- _WHAT IS BEING ASKED_:
Copy out the listing that follows, exactly, without its pictures.

• • • • •

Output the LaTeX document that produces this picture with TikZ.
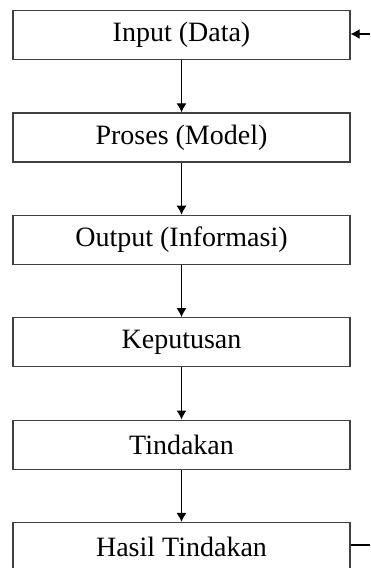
\documentclass[tikz,border=0pt]{standalone}
\usepackage{fontspec}
\setmainfont{Liberation Serif}
\usetikzlibrary{arrows.meta}

\tikzset{
	kotak/.style={draw=black!75, line width=1.2pt, minimum width=337pt, minimum height=49pt, inner sep=0pt, font=\fontsize{28}{32}\selectfont},
	panah/.style={-{Latex[length=9pt,width=10pt]}, line width=1.1pt}
}

\begin{document}
\begin{tikzpicture}
			\def\dx{181.5pt}
			\def\dy{102.4pt}

			\useasboundingbox (0,0) rectangle (370pt,-568pt);

			% Make nodes
			\foreach \teks [count=\i from 0] in {Input (Data), Proses (Model), Output (Informasi), Keputusan, Tindakan, Hasil Tindakan} {
				\node[kotak] (\i) at (\dx, -35pt-\i*\dy) {\teks};
			}

			% Make arrows
			\foreach \i [evaluate=\i as \j using int(\i+1)] in {0,...,4} {
				\draw[panah] (\i) -- (\j);
			}

			% Feedback
			\coordinate (balikatas) at (370pt,-34pt);
			\coordinate (balikbawah) at (370pt,-545pt);
			\draw[line width=1.1pt] (5.east |- balikbawah) -- (balikbawah);
			\draw[panah] (balikatas) -- (0.east |- balikatas);
		\end{tikzpicture}
\end{document}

• • • • •

- _ANSWER FOR THE TASK_:
Output the LaTeX document that produces this picture with TikZ.
\documentclass[tikz,border=0pt]{standalone}
\usepackage{fontspec}
\setmainfont{Liberation Serif}
\usetikzlibrary{arrows.meta}

\tikzset{
	kotak/.style={draw=black!75, line width=1.2pt, minimum width=337pt, minimum height=49pt, inner sep=0pt, font=\fontsize{28}{32}\selectfont},
	panah/.style={-{Latex[length=9pt,width=10pt]}, line width=1.1pt}
}

\begin{document}
\begin{tikzpicture}
			\def\dx{181.5pt}
			\def\dy{102.4pt}

			\useasboundingbox (0,0) rectangle (370pt,-568pt);

			% Make nodes
			\foreach \teks [count=\i from 0] in {Input (Data), Proses (Model), Output (Informasi), Keputusan, Tindakan, Hasil Tindakan} {
				\node[kotak] (\i) at (\dx, -35pt-\i*\dy) {\teks};
			}

			% Make arrows
			\foreach \i [evaluate=\i as \j using int(\i+1)] in {0,...,4} {
				\draw[panah] (\i) -- (\j);
			}

			% Feedback
			\coordinate (balikatas) at (370pt,-34pt);
			\coordinate (balikbawah) at (370pt,-545pt);
			\draw[line width=1.1pt] (5.east |- balikbawah) -- (balikbawah);
			\draw[panah] (balikatas) -- (0.east |- balikatas);
		\end{tikzpicture}
\end{document}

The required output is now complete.